BBC-İsrail ve Hizbullah'ın saldırılarına son vermesini talep eden Birleşmiş Milletler kararı TSİ 08.00'de yürürlüğe girdi.
Bölgede bir ayı aşkın süredir devam eden çatışmaların son bulmasına yönelik 1701 sayılı BM kararına Lübnan ve İsrail hükümetleri de destek vermişti. Bölgedeki muhabirlerimiz durumun sakin olduğunu bildiriyorlar.
Ateşkes öncesindeki son saatler ise yoğun çatışmalarla geçti. İsrail hava kuvvetleri gece boyunca Lübnan'a 180 hava saldırısı düzenlediğini açıkladı. İsrail askerleri ve tankları, güney Lübnan'da ilerlemeye çalışırken, Hizbullah ile çatışmaya girdi. Çıkan çatışmada, en az beş İsrail askeri hayatını kaybetti.
İsrail ordusunun Beyrut'un güney mahalleleri ve Lübnan'ın güneyine düzenlediği hava saldırılarında ise en az 23 sivil öldü. Bombardımana rağmen, Hizbullah'ın saldırıları da devam etti. Hizbullah, İsrail'in kuzeyine 250'den fazla roket atarken bir sivilin ölümüne neden oldu.
İki tarafın da ateşkesin uygulamaya girmesinden önce karşı tarafa mümkün olan en fazla zararı vermeye çalıştığı anlaşılıyor. BM kararının uygulamada çatışmaların ne ölçüde önüne geçebileceği merak konusu.
Lübnan'ın güneyindeki bir muhabirimiz, İsrail kuvvetlerinin girmiş olduğu bölgelerde Hizbullah militanlarının etkin olduğunu, bu nedenle karşı karşıya gelip çatışmaya girmeleri ihtimalinin yüksek olduğunu söylüyor.
Taraflar: Karara uyacağız
İsrail Bakanlar Kurulu, dün beş saatlik bir toplantı sonunda BM Güvenlik Konseyi tarafından kabul edilen kararı onayladı. Lübnan Bakanlar Kurulu da BM kararını oylayarak kabul etmişti. Ancak Başbakan Fuad Sinyora, bazı çekinceleri olduğunu açıklamıştı.
Hizbullah'ın üst düzey liderleri Birleşmiş Milletler Güvenlik Konseyi tarafından kabul edilen plan çerçevesinde ateşkese uyacaklarını söyledi.
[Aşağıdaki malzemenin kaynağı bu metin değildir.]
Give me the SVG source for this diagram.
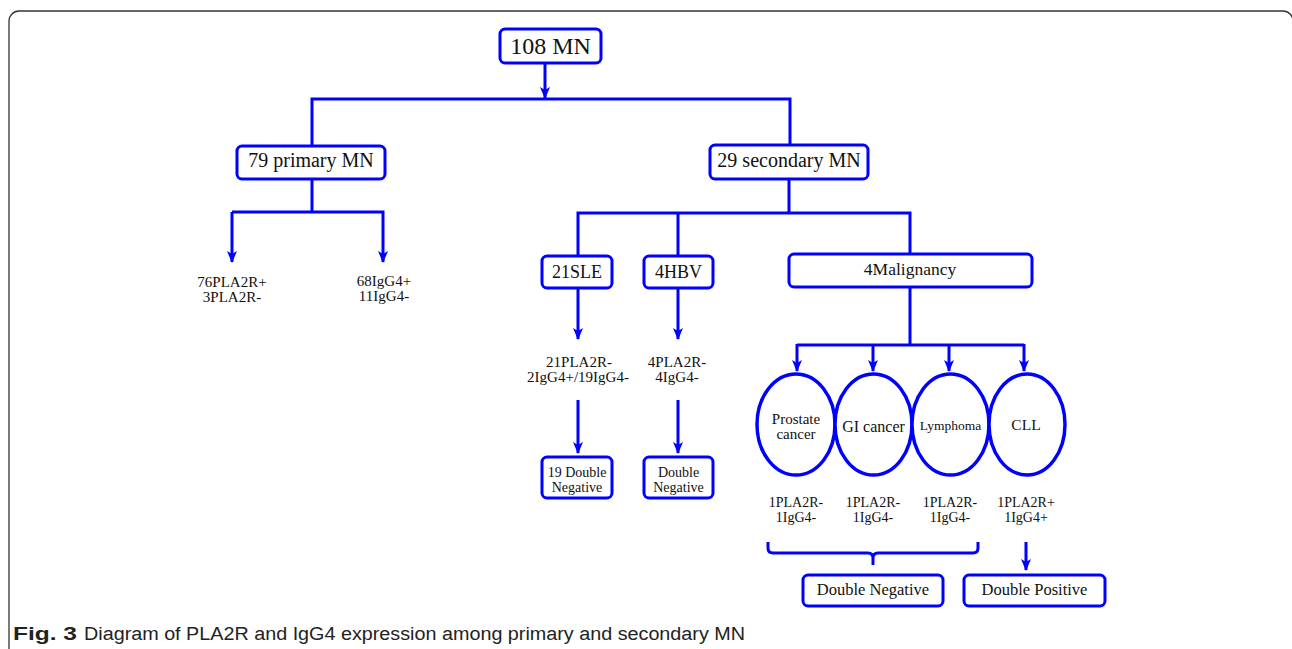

Hizbullah lideri Şeyh Hasan Nasrallah, Hizbullah'ın, Birleşmiş Milletler'e bağlı güç ve Lübnan askerlerinin ülkenin güneyine konuşlandırılmasına da yardımcı olacağını söyledi.
Ancak Nasrallah, İsrail askerleri Lübnan'dan çekilmediği sürece Hizbullah'ın direnişinin devam edeceğini belirtti. İsrail ise, Lübnan'ın güneyine Lübnan askerleri ve BM'e bağlı bir güç konuşlandırılana kadar Lübnan topraklarından çekilmeyeceğini ve Hizbullah'ın Birleşmiş Milletler kararını ihlâl etmesi durumunda yanıt vereceklerini açıkladı.
İsrailli yetkililer Hizbullah'a silah kaçırılmasını önleme gerekçesiyle, Lübnan'a havadan ve denizden uygulanan ablukanın da süreceğini söylüyorlar. Lübnanlı yetkililer, anlaşmanın yürürlüğe girmesiyle, Güney Lübnan'da sadece Lübnan askerlerinin silah taşımasına izin verileceğini belirtiyorlar.
BM kararında bu noktadan itibaren bir ateşkes ilan edilmesi ve uzun vadeli bir siyasi çözüm bulunması için çerçevenin oluşturulması öngörülüyor. Böylesi bir çözümde Lübnan'daki en etkili siyasi güç durumundaki Hizbullah'ın silahsızlandırılmasının önemli bir boyutu oluşturacağı kesin.
Lübnan kabinesi'nin Hizbullah'ın silahsızlandırılması konusunu görüşmek üzere dün yapması gereken bir toplantının ise ertelendiği açıklandı. Bir hükümet yetkilisi, hükümette iki bakanla temsil edilen Hizbullah'ın silahsızlanma konusunda bazı çekinceleri olduğunu söylüyor.
Öte yandan, ateşkes anlaşmasının yürürlüğe girmesi öncesinde İsrail Lübnan'ın güneyindeki askerî varlığını arttırmaya devam etti. Cumartesi gününden itibaren sevk edilen askerlerle birlikte, Lübnan'daki İsrail askeri sayısının 30 bini bulduğu belirtiliyor.